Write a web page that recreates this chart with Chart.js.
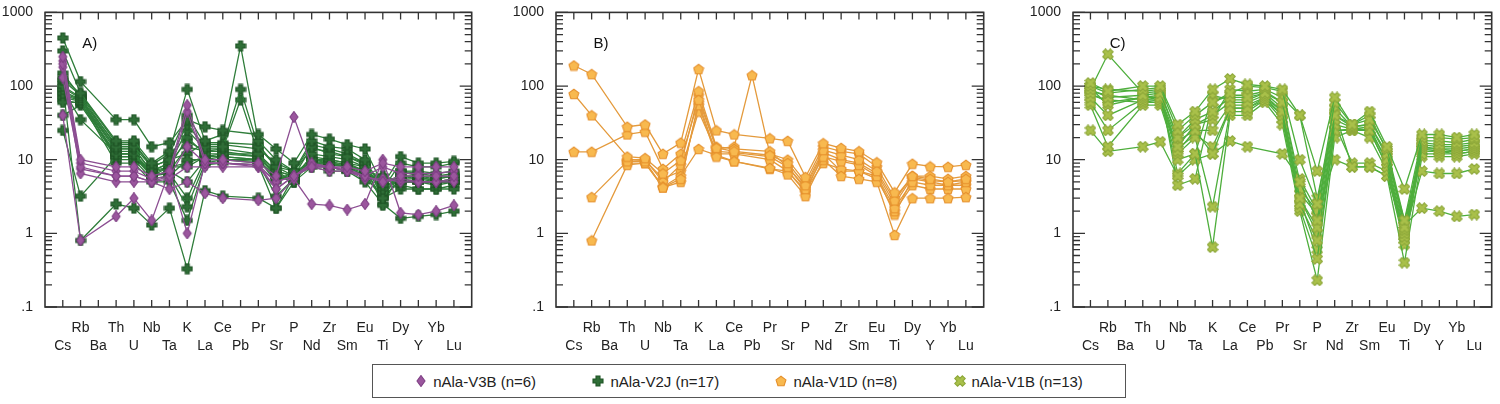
<!DOCTYPE html>
<html lang="en">
<head>
<meta charset="UTF-8">
<title>Spider diagrams</title>
<script src="https://cdn.jsdelivr.net/npm/chart.js"></script>
<style>
  body { margin: 0; background: #fff; width: 1500px; height: 404px; position: relative; overflow: hidden; font-family: "Liberation Sans", Arial, sans-serif; }
  .panel { position: absolute; top: 0; height: 350px; }
  #legend { position: absolute; left: 372px; top: 364px; width: 754px; height: 34px; border: 1px solid #555; display: flex; align-items: center; justify-content: space-around; font-size: 15px; color: #222; box-sizing: border-box; padding: 0 14px; }
  #legend span { display: flex; align-items: center; gap: 6px; }
</style>
</head>
<body>
<div class="panel" style="left:0;width:478px"><canvas id="chartA"></canvas></div>
<div class="panel" style="left:512px;width:478px"><canvas id="chartB"></canvas></div>
<div class="panel" style="left:1028px;width:470px"><canvas id="chartC"></canvas></div>
<div id="legend"></div>

<script>
// element order on the x axis
const elements = ['Cs','Rb','Ba','Th','U','Nb','Ta','K','La','Ce','Pb','Pr','Sr','P','Nd','Zr','Sm','Eu','Ti','Dy','Y','Yb','Lu'];
const yTicks = [1000, 100, 10, 1, 0.1];
const yTickLabels = ['1000', '100', '10', '1', '.1'];

// A) nAla-V3B (n=6)
const v3b = [
  [250,10,null,8,8,6,7,55,10,10,null,9,6,38,8,8,8,7,9,8,8,8,8],
  [200,8,null,6,6,5,6,15,9,9,null,8.5,4,6,9,8,7,6,5,6,6,6,6],
  [180,6.5,null,5,5,5,4,5,3.5,3,null,2.8,3,5.5,2.5,2.4,2.1,2.5,10,1.9,1.8,2,2.4],
  [40,0.8,null,1.7,3,1.5,7,1,9,9,null,8,5,6,8,8,7,6,5,5.5,5,5,5],
  [220,9,null,7,7,5.5,6,45,9,9,null,8.5,5,6,8.5,8,7.5,6,8,6.5,6.5,6.5,7],
  [130,7.5,null,6,6,5,5.5,8,8,8,null,8,4,6,8,7,7,5.5,5.5,5,5,5,5.5]
];
// A) nAla-V2J (n=17)
const v2j = [
  [450,115,null,35,35,15,17,35,28,25,null,22,14,9,22,19,16,14,4.5,11,9,9,9.5],
  [300,80,null,18,18,9,13,90,18,22,350,18,10,7,18,15,14,10,4,9,8,8,9],
  [120,75,null,15,15,8,10,30,15,15,90,15,8,6,15,12,11,9,3,7,6,6,6.5],
  [100,70,null,14,14,7,9,25,14,14,65,12,7,5,12,11,10,8,3.5,6,6,5.5,6],
  [90,35,null,12,12,6,8,20,12,12,null,12,6,5.5,10,10,9,8,5,6,6,5,5.5],
  [80,65,null,13,13,6,7,15,13,13,null,11,6,6,9,9,8,7,5,5.5,5,5,5],
  [60,60,null,12,12,7,6,10,10,11,null,10,5,7,9,9,8,6,6,5,5,5,5],
  [25,3.2,null,11,11,7,8,9,11,11,null,10,7,6,10,9,8.5,7,6,5,5,4.5,5],
  [110,0.8,null,2.5,2.2,1.3,2.2,0.33,3.8,3.2,null,3,2.2,5,8,7,7,6,5.5,4.5,4,4,4],
  [150,72,null,10,10,5.5,6,2.3,9,10,null,9,3.2,5.5,9,8,7,6,3,4,4,4,4.5],
  [95,68,null,16,16,8.5,12,40,16,16,null,14,9,7,14,13,11,8.5,2.4,7,7,6.5,7],
  [70,62,null,9,9,5,5,1.5,8.5,9,null,8.5,2.2,6,8,8,7,5,2.5,1.6,1.7,1.8,2.0],
  [130,78,null,17,17,8,10,12,17,17,null,16,8,7,16,14,12,9,3.5,7,6.5,6,6],
  [85,66,null,11,11,6,7,5,10,10,null,9.5,6,5.5,9.5,9,8,6.5,4.5,5,5,5,5],
  [75,64,null,14,14,7,9,18,13,14,null,12,7,6,11,10,9,7,4,6,5.5,5.5,6],
  [65,58,null,12,12,6.5,8,8,11,12,null,11,6,5,10,9.5,8.5,7,3,5.5,5.5,5,5.5],
  [40,55,null,11,11,6,6.5,3,10,10,null,10,5.5,6,9,8.5,8,6,3.2,5,5,4.8,5]
];
// B) nAla-V1D (n=8)
const v1d = [
  [190,145,null,28,30,12,17,170,25,22,null,19.5,18,5.8,16.7,14.4,13,9.2,3.6,8.8,8.1,8,8.5],
  [78,40,null,11,10.5,6.5,9.8,65,14.5,13,null,11.5,9,4.5,13.5,11.5,10,7,2.8,6,5.5,5,5.5],
  [12.8,12.8,null,22,24,7.5,12,85,15,14,null,13,8,4,11,9.5,8.5,6,2.2,5,4.5,4.5,5],
  [null,3.1,null,9.5,9.5,4.2,5.5,55,11,9.5,null,7.7,6.3,3.2,10,6,5.5,5,0.95,3,3,3,3.1],
  [null,0.8,null,8.5,9,4.3,6,14,11.5,9.5,null,7.5,7,3.8,9,7.5,7,5.5,2,4.5,4,4,4],
  [null,null,null,10,10,5,8.5,75,14,15,140,12,10,5,15,13,12,8,3,6,6,5.5,6],
  [null,null,null,9,9,4.2,5,60,12,12,null,10,7,3.6,12,7,7,6,1.8,5.5,5,4.5,4.5],
  [null,null,null,9.5,9.8,5.5,7,45,13,12.5,null,11,8,4.2,12.5,10,9,6.5,2.5,5.8,5.2,5,5.2]
];
// C) nAla-V1B (n=13)
const v1b = [
  [110,85,null,100,100,30,45,90,125,105,100,90,40,7,70,30,45,15,4,22,22,20,22],
  [100,80,null,90,95,25,40,60,80,100,95,85,10,2.5,60,30,35,14,1.5,20,20,19,20],
  [90,70,null,75,80,20,35,45,70,70,80,60,5,1.5,40,28,30,12,1.2,18,18,17,19],
  [80,60,null,70,70,15,30,40,60,60,75,45,3,1.2,35,27,25,10,1.1,17,16,16,17],
  [70,40,null,65,65,13,25,12,50,50,70,40,2.5,0.8,30,26,28,9,1,16,15,15,16],
  [60,25,null,60,60,12,20,2.3,45,45,65,35,2.2,0.45,25,25,25,8,0.9,15,14,14,15],
  [55,15,null,55,55,10,12,0.65,40,40,60,30,2,0.23,20,25,20,7,0.8,14,13,13,14],
  [25,13,null,15,17.5,6,10,12,18,15,null,12,5.5,2,10,8,8,6,1,7,6.5,6.5,7.5],
  [90,270,null,80,85,20,30,35,90,85,90,70,40,3,40,30,40,13,1.3,2.2,2,1.7,1.8],
  [100,90,null,85,90,4.5,5.5,60,75,75,85,60,4,2,50,28,30,11,1.5,12,12,12,13],
  [95,55,null,70,75,6.5,12,75,65,65,80,50,3.5,1.8,45,8,8,6,0.4,11,11,11,12],
  [85,75,null,65,70,18,25,25,55,55,70,45,3,1,30,9,9,7,0.7,13,13,12,13],
  [75,65,null,60,65,14,22,15,50,50,65,40,2.8,0.6,25,26,25,8,0.9,14,14,13,14]
];

// marker images
function marker(shape, fill, stroke) {
  const c = document.createElement('canvas');
  c.width = 12; c.height = 12;
  const g = c.getContext('2d');
  g.fillStyle = fill; g.strokeStyle = stroke; g.lineWidth = 1.1;
  g.beginPath();
  if (shape === 'diamond') {
    g.moveTo(6, 0.5); g.lineTo(10, 6); g.lineTo(6, 11.5); g.lineTo(2, 6); g.closePath();
  } else if (shape === 'plus') {
    const a = 4, b = 8;
    g.moveTo(a, 1); g.lineTo(b, 1); g.lineTo(b, a); g.lineTo(11, a); g.lineTo(11, b); g.lineTo(b, b);
    g.lineTo(b, 11); g.lineTo(a, 11); g.lineTo(a, b); g.lineTo(1, b); g.lineTo(1, a); g.lineTo(a, a); g.closePath();
  } else if (shape === 'pentagon') {
    for (let i = 0; i < 5; i++) {
      const t = -Math.PI / 2 + i * 2 * Math.PI / 5;
      g.lineTo(6 + 5.2 * Math.cos(t), 6.5 + 5.2 * Math.sin(t));
    }
    g.closePath();
  } else {
    g.save(); g.translate(6, 6); g.rotate(Math.PI / 4);
    const a = 2, b = 5.4;
    g.moveTo(-a, -b); g.lineTo(a, -b); g.lineTo(a, -a); g.lineTo(b, -a); g.lineTo(b, a); g.lineTo(a, a);
    g.lineTo(a, b); g.lineTo(-a, b); g.lineTo(-a, a); g.lineTo(-b, a); g.lineTo(-b, -a); g.lineTo(-a, -a); g.closePath();
    g.restore();
  }
  g.fill(); g.stroke();
  return c;
}
const mDiamond = marker('diamond', '#9b569e', '#7e3f84');
const mPlus = marker('plus', '#2f6e37', '#1f5426');
const mPent = marker('pentagon', '#f8b94f', '#e58f2b');
const mX = marker('x', '#a9c04a', '#8ea83a');

function series(rows, color, img) {
  return rows.map(r => ({
    data: r.map((v, i) => v == null ? null : { x: i, y: v }).filter(p => p),
    borderColor: color, borderWidth: 1.3, pointStyle: img, pointRadius: 5,
    showLine: true, spanGaps: true, tension: 0
  }));
}

// inward ticks on all four sides plus frame and panel letter
const frame = {
  id: 'frame',
  afterDraw(chart, args, opts) {
    const g = chart.ctx, a = chart.chartArea, ys = chart.scales.y, xs = chart.scales.x;
    g.save();
    g.strokeStyle = '#333'; g.lineWidth = 1.6;
    g.strokeRect(a.left, a.top, a.right - a.left, a.bottom - a.top);
    g.lineWidth = 1.3;
    for (let d = -1; d <= 3; d++) {
      for (let m = 1; m <= 9; m++) {
        const v = m * Math.pow(10, d);
        if (v > 1000 || v < 0.1) continue;
        const y = ys.getPixelForValue(v), len = m === 1 ? 12 : 7;
        g.beginPath();
        g.moveTo(a.left, y); g.lineTo(a.left + len, y);
        g.moveTo(a.right, y); g.lineTo(a.right - len, y);
        g.stroke();
      }
    }
    for (let i = 0; i < elements.length; i++) {
      const x = xs.getPixelForValue(i);
      g.beginPath();
      g.moveTo(x, a.bottom); g.lineTo(x, a.bottom - 7);
      g.moveTo(x, a.top); g.lineTo(x, a.top + 7);
      g.stroke();
    }
    g.fillStyle = '#111'; g.font = '15px "Liberation Sans", Arial';
    g.fillText(opts.letter, xs.getPixelForValue(1.1), a.top + 36);
    g.restore();
  }
};

function makeChart(id, datasets, letter, yWidth) {
  return new Chart(document.getElementById(id), {
    type: 'scatter',
    data: { datasets },
    plugins: [frame],
    options: {
      animation: false, responsive: true, maintainAspectRatio: false,
      layout: { padding: { top: 9, right: 5, left: 0, bottom: 0 } },
      plugins: { legend: { display: false }, tooltip: { enabled: false }, frame: { letter } },
      scales: {
        x: {
          type: 'linear', min: -1, max: 23,
          afterBuildTicks: s => { s.ticks = elements.map((e, i) => ({ value: i })); },
          afterFit: s => { s.height = 43; },
          grid: { display: false }, border: { display: false },
          ticks: {
            autoSkip: false, maxRotation: 0, padding: 4, color: '#222',
            font: { size: 14, family: '"Liberation Sans", Arial', lineHeight: 1.3 },
            callback: v => (v % 2 ? [elements[v]] : ['', elements[v]])
          }
        },
        y: {
          type: 'logarithmic', min: 0.1, max: 1000,
          afterBuildTicks: s => { s.ticks = yTicks.map(v => ({ value: v })); },
          afterFit: s => { s.width = yWidth; },
          grid: { display: false }, border: { display: false },
          ticks: {
            padding: 4, color: '#222', font: { size: 14, family: '"Liberation Sans", Arial' },
            callback: v => yTickLabels[yTicks.indexOf(v)]
          }
        }
      }
    }
  });
}

// lower dataset index is drawn on top, so V3B goes first
makeChart('chartA', [...series(v3b, '#8c4e92', mDiamond), ...series(v2j, '#2f7d3a', mPlus)], 'A)', 45);
makeChart('chartB', series(v1d, '#e49a3c', mPent), 'B)', 44);
makeChart('chartC', series(v1b, '#4eae3c', mX), 'C)', 45);

// legend
const legendItems = [
  [mDiamond, 'nAla-V3B (n=6)'], [mPlus, 'nAla-V2J (n=17)'],
  [mPent, 'nAla-V1D (n=8)'], [mX, 'nAla-V1B (n=13)']
];
const legend = document.getElementById('legend');
legendItems.forEach(([img, text]) => {
  const s = document.createElement('span');
  const c = document.createElement('canvas');
  c.width = 12; c.height = 12;
  c.getContext('2d').drawImage(img, 0, 0);
  s.appendChild(c);
  s.appendChild(document.createTextNode(text));
  legend.appendChild(s);
});
</script>
</body>
</html>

Written task -
Look at the listing and set down only the lines from its start through the line with "const yTickLabels = ['1000', '100', '10', '1', '.1'];", word for word and without pictures.

Task output -
Write a web page that recreates this chart with Chart.js.
<!DOCTYPE html>
<html lang="en">
<head>
<meta charset="UTF-8">
<title>Spider diagrams</title>
<script src="https://cdn.jsdelivr.net/npm/chart.js"></script>
<style>
  body { margin: 0; background: #fff; width: 1500px; height: 404px; position: relative; overflow: hidden; font-family: "Liberation Sans", Arial, sans-serif; }
  .panel { position: absolute; top: 0; height: 350px; }
  #legend { position: absolute; left: 372px; top: 364px; width: 754px; height: 34px; border: 1px solid #555; display: flex; align-items: center; justify-content: space-around; font-size: 15px; color: #222; box-sizing: border-box; padding: 0 14px; }
  #legend span { display: flex; align-items: center; gap: 6px; }
</style>
</head>
<body>
<div class="panel" style="left:0;width:478px"><canvas id="chartA"></canvas></div>
<div class="panel" style="left:512px;width:478px"><canvas id="chartB"></canvas></div>
<div class="panel" style="left:1028px;width:470px"><canvas id="chartC"></canvas></div>
<div id="legend"></div>

<script>
// element order on the x axis
const elements = ['Cs','Rb','Ba','Th','U','Nb','Ta','K','La','Ce','Pb','Pr','Sr','P','Nd','Zr','Sm','Eu','Ti','Dy','Y','Yb','Lu'];
const yTicks = [1000, 100, 10, 1, 0.1];
const yTickLabels = ['1000', '100', '10', '1', '.1'];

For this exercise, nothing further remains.